In Latin there are two supines, I. and II. They are originally the accusative and dative or ablative forms of verbal noun in the fourth declension, respectively. The first supine is often used as the fourth principal part of Latin verbs and ends in -um. It has two uses. The first is with verbs of motion and indicates purpose. For example, "Gladiatores adfuerunt pugnatum" is Latin for "The gladiators have come to fight", and "Legati gratulatum et cubitum venerunt" is Latin for "The messengers came to congratulate and to sleep." The second usage is in the Future Passive Infinitive, for example "amatum iri" means "to be about to be loved". It mostly appears in indirect statements, for example "credidit se necatum iri", meaning "he thought that he was going to be killed".
The second supine can be used with adjectives but it is rarely used and only a small number of verbs traditionally take it. It is derived from the dativus finalis which expresses purpose or the ablativus respectivus which indicates in what respect. It is the same as the first supine minus the final -m and with lengthened "u". "Mirabile dictū", for example, means "amazing to say", where dictū is a supine form.
In other languages
Outside of Latin, a supine is a non-finite verb form whose use resembles that of the Latin supine.

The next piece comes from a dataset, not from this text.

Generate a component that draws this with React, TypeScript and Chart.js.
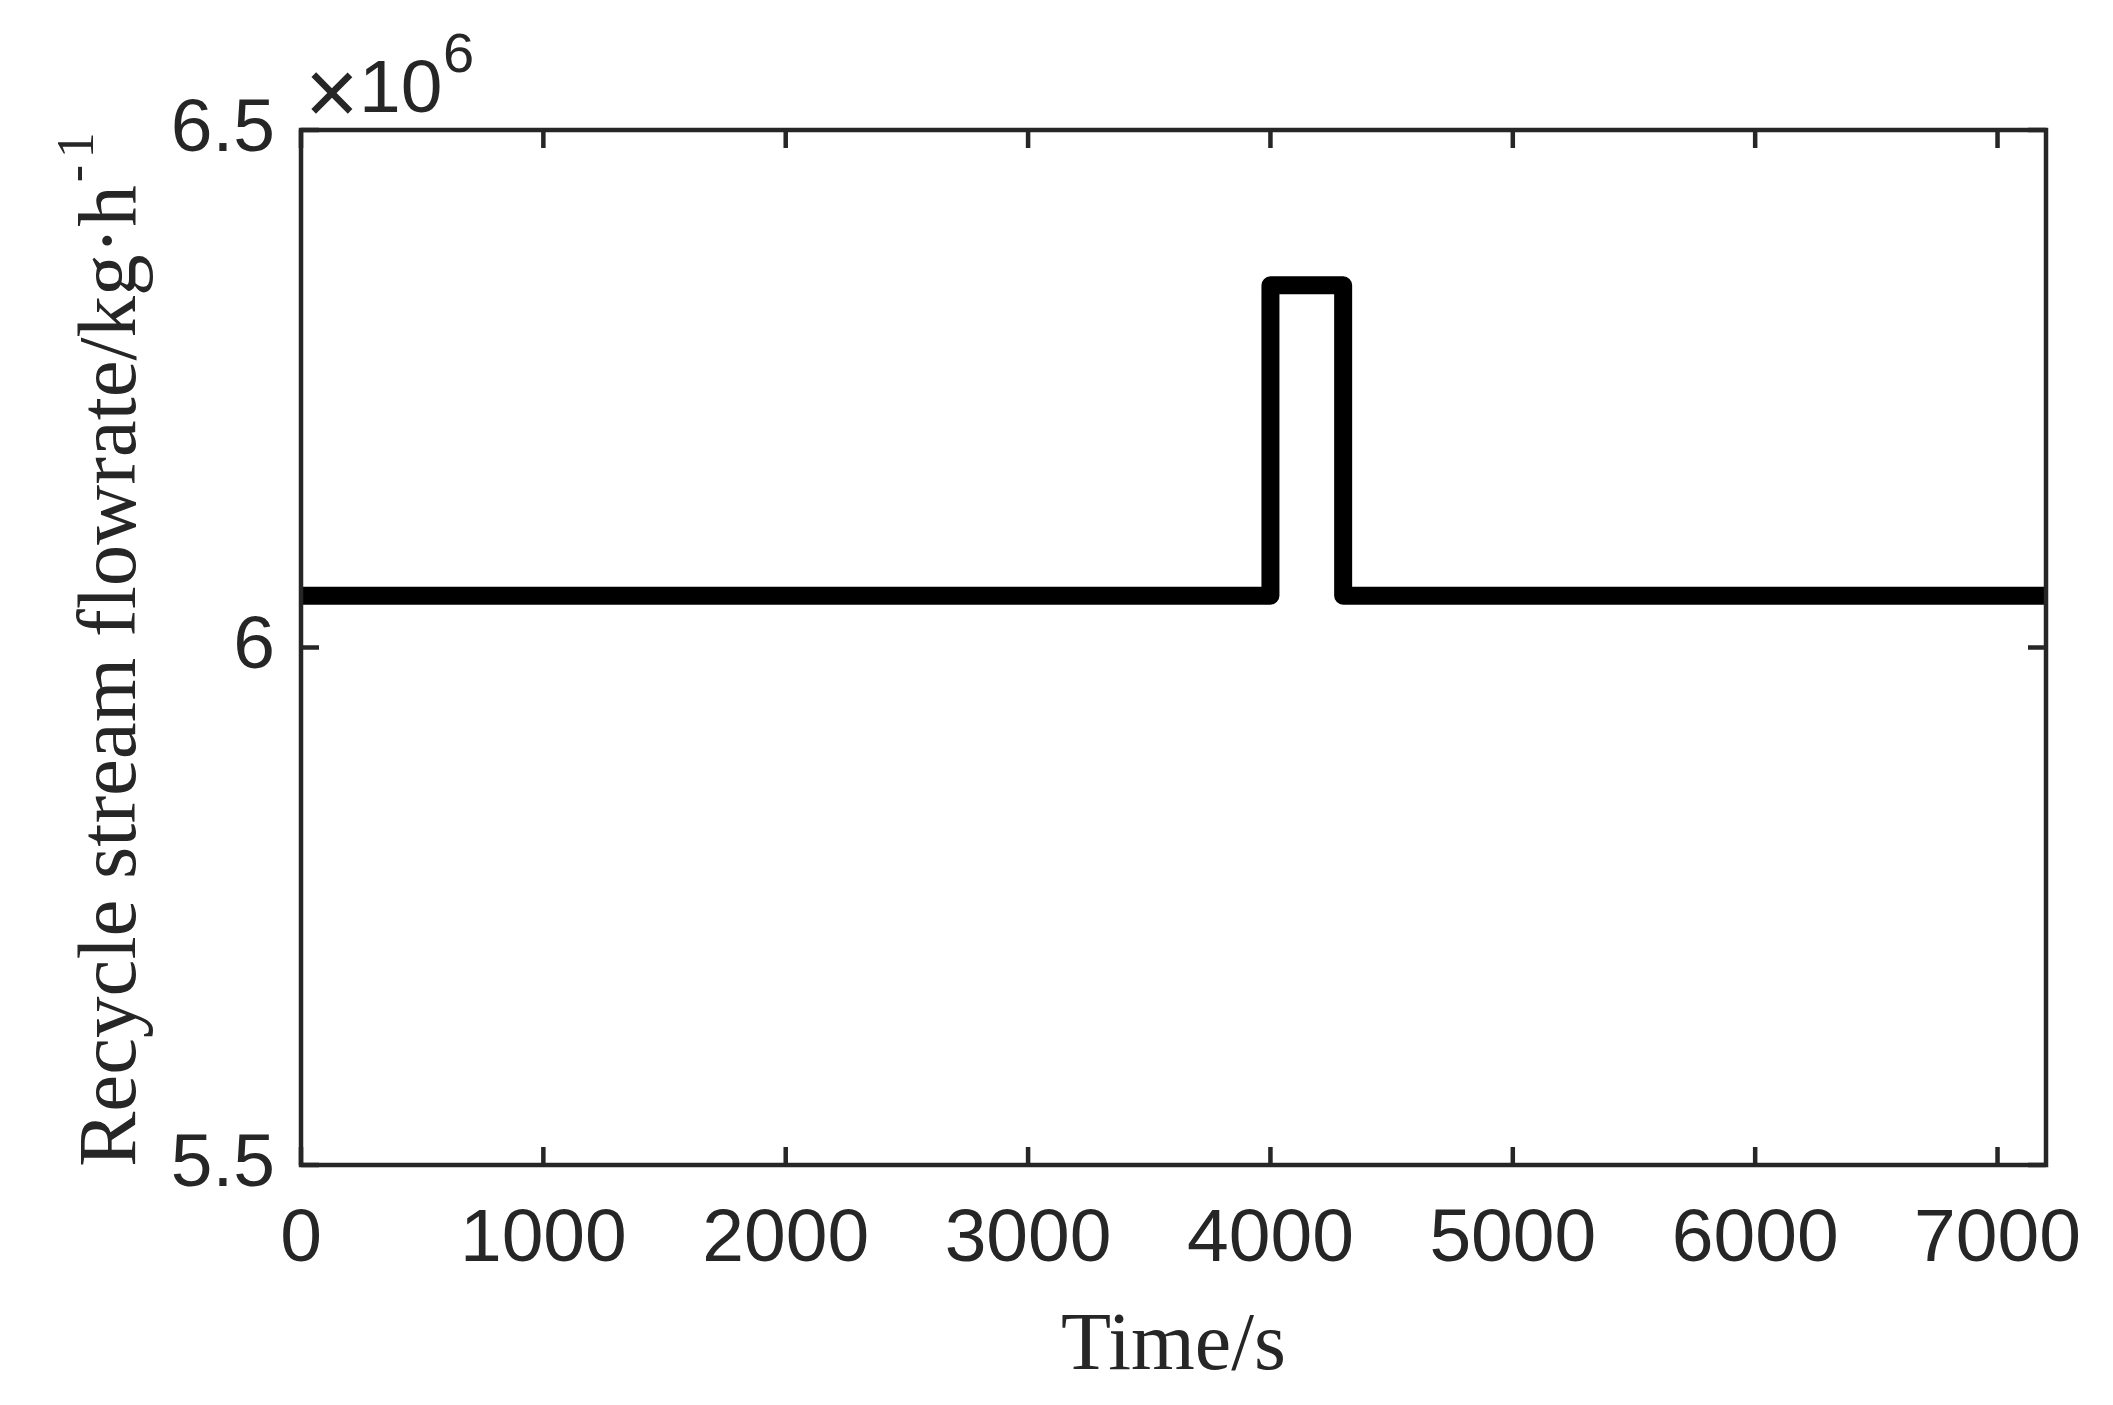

The Romanian supine generally corresponds to an English construction like for doing; for example, "Această carte este de citit" means "This book is for reading."
The Slovene supine is used after verbs of movement. See Slovenian verbs. The supine was used in Proto-Slavic but it was replaced in most Slavic languages by the infinitive in later periods. In Czech, the contemporary infinitive ending -t (formerly -ti) originates from the supine.